(In)Frequently Asked Questions


Because FAQit, that’s why

Who are you?

I’m just some guy who lives in a pretty rural area in Spain. I work from home, and I’m on my own during the week. I have a lot of cats here.

How many cats does the Dimension of Cats contain?

Currently 8. Note, currently. This has fluctuated with up to 10 at times.

Why do you have so many cats?

Search me. They just kind of accumulated.

I like cats, but I haven’t had one in many years. One summer evening, not long after buying the house, I sipping my whiskey on the back porch, watching the sunset, when a grumpy-looking, beat up, mangy old tom showed up and sat down at a safe distance, so we just chilled, two dudes hanging out. He showed up every now and then, and at some point he didn’t show up any more.

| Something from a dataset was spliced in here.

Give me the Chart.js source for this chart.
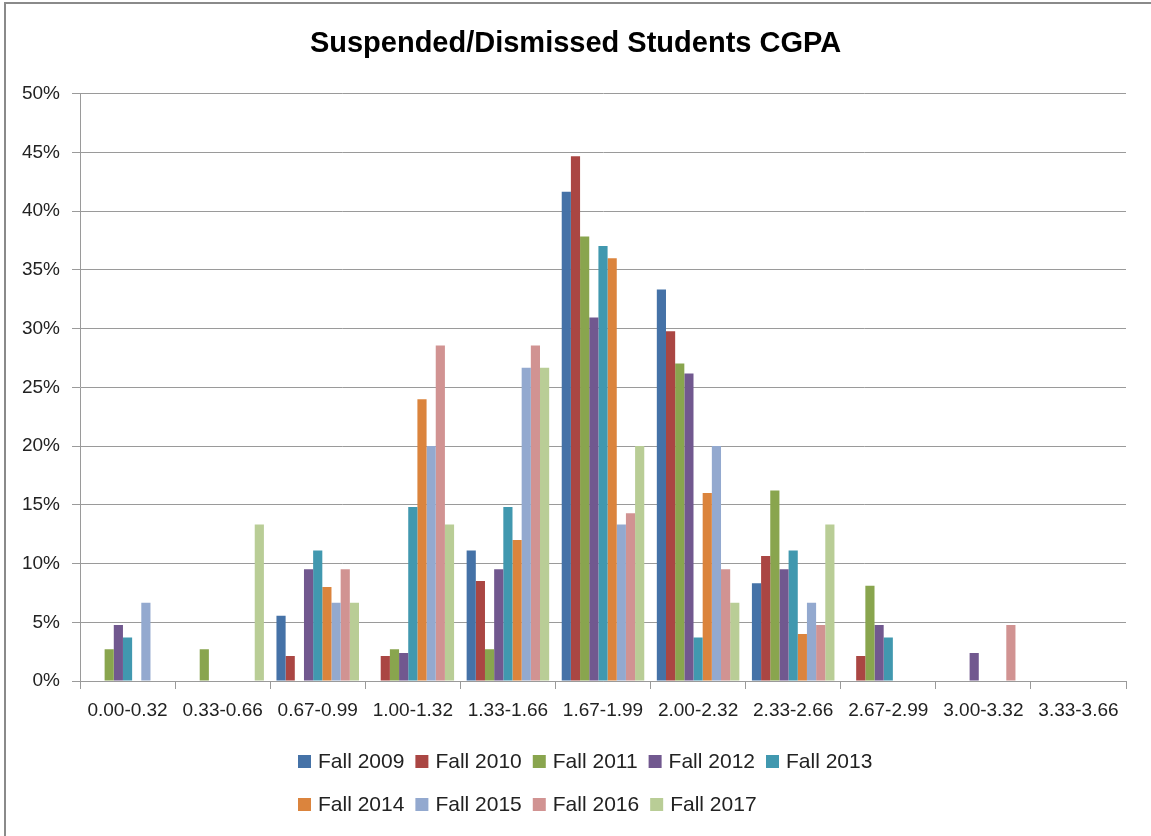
<!DOCTYPE html>
<html>
<head>
<meta charset="utf-8">
<script src="https://cdn.jsdelivr.net/npm/chart.js@4.4.0/dist/chart.umd.min.js"></script>
<style>
  html, body { margin: 0; padding: 0; background: #fff; }
  #wrap { position: relative; width: 1151px; height: 836px; }
  #frame { position: absolute; left: 4px; top: 2px; width: 1160px; height: 900px;
           border-left: 2px solid #8a8a8a; border-top: 2px solid #8a8a8a; pointer-events: none; }
</style>
</head>
<body>
<div id="wrap">
  <canvas id="cgpa_chart" width="1151" height="836"></canvas>
  <div id="frame"></div>
</div>
<script>
const CATEGORIES = ["0.00-0.32", "0.33-0.66", "0.67-0.99", "1.00-1.32", "1.33-1.66",
  "1.67-1.99", "2.00-2.32", "2.33-2.66", "2.67-2.99", "3.00-3.32", "3.33-3.66"];

// percentages per CGPA band
const FALL_2009 = [0, 0, 5.56, 0, 11.11, 41.67, 33.33, 8.33, 0, 0, 0];
const FALL_2010 = [0, 0, 2.13, 2.13, 8.51, 44.68, 29.79, 10.64, 2.13, 0, 0];
const FALL_2011 = [2.70, 2.70, 0, 2.70, 2.70, 37.84, 27.03, 16.22, 8.11, 0, 0];
const FALL_2012 = [4.76, 0, 9.52, 2.38, 9.52, 30.95, 26.19, 9.52, 4.76, 2.38, 0];
const FALL_2013 = [3.70, 0, 11.11, 14.81, 14.81, 37.04, 3.70, 11.11, 3.70, 0, 0];
const FALL_2014 = [0, 0, 8, 24, 12, 36, 16, 4, 0, 0, 0];
const FALL_2015 = [6.67, 0, 6.67, 20, 26.67, 13.33, 20, 6.67, 0, 0, 0];
const FALL_2016 = [0, 0, 9.52, 28.57, 28.57, 14.29, 9.52, 4.76, 0, 4.76, 0];
const FALL_2017 = [0, 13.33, 6.67, 13.33, 26.67, 20, 6.67, 13.33, 0, 0, 0];

const SERIES = [
  ["Fall 2009", FALL_2009], ["Fall 2010", FALL_2010], ["Fall 2011", FALL_2011],
  ["Fall 2012", FALL_2012], ["Fall 2013", FALL_2013], ["Fall 2014", FALL_2014],
  ["Fall 2015", FALL_2015], ["Fall 2016", FALL_2016], ["Fall 2017", FALL_2017]
];

const COLORS = [
  "#4572a7", "#aa4643", "#89a54e", "#71588f", "#4198af",
  "#db843d", "#93a9cf", "#d19392", "#b9cd96"
];

const GRID = "#9a9a9a";
const TEXT = "#222";

Chart.defaults.font.family = "'Liberation Sans', Arial, sans-serif";
Chart.defaults.color = TEXT;

// Excel-like legend: two left-aligned rows (5 + 4)
const excelLegend = {
  id: 'excelLegend',
  afterDraw(chart) {
    const ctx = chart.ctx;
    const rows = [[0, 1, 2, 3, 4], [5, 6, 7, 8]];
    const rowY = [761, 804];
    ctx.save();
    ctx.font = "21px 'Liberation Sans', Arial, sans-serif";
    ctx.textBaseline = 'middle';
    rows.forEach((row, r) => {
      let x = 298;
      row.forEach(i => {
        const ds = chart.data.datasets[i];
        ctx.fillStyle = ds.backgroundColor;
        ctx.fillRect(x, rowY[r] - 6, 13, 13);
        ctx.fillStyle = TEXT;
        ctx.fillText(ds.label, x + 20, rowY[r] + 1);
        x += 20 + ctx.measureText(ds.label).width + 11;
      });
    });
    ctx.restore();
  }
};

new Chart(document.getElementById('cgpa_chart'), {
  type: 'bar',
  data: {
    labels: CATEGORIES,
    datasets: SERIES.map((s, i) => ({
      label: s[0],
      data: s[1],
      backgroundColor: COLORS[i],
      categoryPercentage: 0.868,
      barPercentage: 1.0
    }))
  },
  options: {
    responsive: false,
    animation: false,
    layout: {
      padding: { left: 0, right: 0, top: 0, bottom: 95 }
    },
    plugins: {
      legend: { display: false },
      tooltip: { enabled: false },
      title: {
        display: true,
        text: 'Suspended/Dismissed Students CGPA',
        color: '#000',
        font: { size: 29, weight: 'bold' },
        padding: { top: 27, bottom: 32 }
      }
    },
    scales: {
      x: {
        grid: { display: true, drawOnChartArea: false, drawTicks: true, tickLength: 8, color: GRID },
        border: { color: GRID },
        ticks: { font: { size: 19 }, color: TEXT, padding: 10, maxRotation: 0, autoSkip: false },
        afterFit(scale) { scale.height = 60; }
      },
      y: {
        min: 0,
        max: 50,
        grid: { color: GRID, tickLength: 8 },
        border: { color: GRID },
        ticks: {
          stepSize: 5,
          font: { size: 19 },
          color: TEXT,
          padding: 12,
          callback: v => v + '%'
        },
        afterFit(scale) { scale.width = 80; }
      },
      // empty spacer on the right so the title centres on the full width
      spacer: {
        position: 'right',
        grid: { display: false },
        border: { display: false },
        ticks: { display: false },
        afterFit(scale) { scale.width = 25; }
      }
    }
  },
  plugins: [excelLegend]
});
</script>
</body>
</html>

I think barn cats materialize out of the ground, and when it’s time to go, they go somewhere and dissipate back into the ether, into one diffuse cosmic cloud of cat-ness, from which new cats form.

One day, Ma Barker was there. The next day, Ma Barker was there with four kittens – Lucie, Gopnik, Rorschach, and Squeaky Octopus.

She wouldn’t let me near her, but gradually she and the kittens would come closer as I put out some food for her. When they grew a bit older, I somehow managed to catch all five of them in an extravagant, chaotic plot involving two cages, a lot of scratches, and a lot of luck. Ma Barker even got away from the vets where I’d taken them to get fixed, but somehow they managed to find her again…at which point she nearly took off my hand when I picked her up.

Then, the Grumpus started coming by to eat. Initially, I chased him off, then I just gave up, establishing the rule that if they want food, they get snipped, and after that they’re welcome to stay. My wife was whelmed. She does not like cats. Cats like my wife.

Then, my painter asked, hey, you have cats, right? Want another one? My wife’s allergic. Uh, ok. That was Sammy.

Then Jiji showed up like he owned the place.

Then an unnamed one showed up – but he turned out to have feline leukemia before I could name him, so rather than risk the kitties I can’t catch to get them vaccinated, I released him far from here.

Then, the Trumpus showed up.

Then, Cocaine showed up.

We’ve lost a few since, but I don’t think we’re done.

Plus, they’re usually pretty entertaining, and some of them are even friendly.

You insensitive bastard, why don’t you take the cats inside?

Relax, Internet.

Cats are invasive pests. They kill a huge number of birds, and are a danger to many small animals. If you can, keep your cats indoors, and at the very least, get them spayed and neutered, and vaccinated so they don’t spread disease. Also, if you’re in a suburban or urban area, cats can get run over by cars, eat rat poison, get stolen, get abused by children (horrid creatures, I’d never considered acquiring one), or depending on where you live, injured or killed by predators.

Luckily we don’t have much in the way of predators or traffic here. But, as my wife’s allergic, and these are pretty feral animals, keeping them indoors is just not an option. Plus, they have a nice, big, safe space to live and play in, lots of food, water, shelter, toys, and other little kitty friends. And keeping them fat and happy means they’re less likely to kill birds, although they do get the occasional one.

Nature is metal, as they say.

Why this website?

I like my cats, and I like sharing things I like with people I like. I like you. You’re great.

Also, my wife told me I should try and monetize our cats.

I’ve never monetized anything, but hey, if I can whore them out to the world, maybe someone will kick me a few bucks to buy cat food.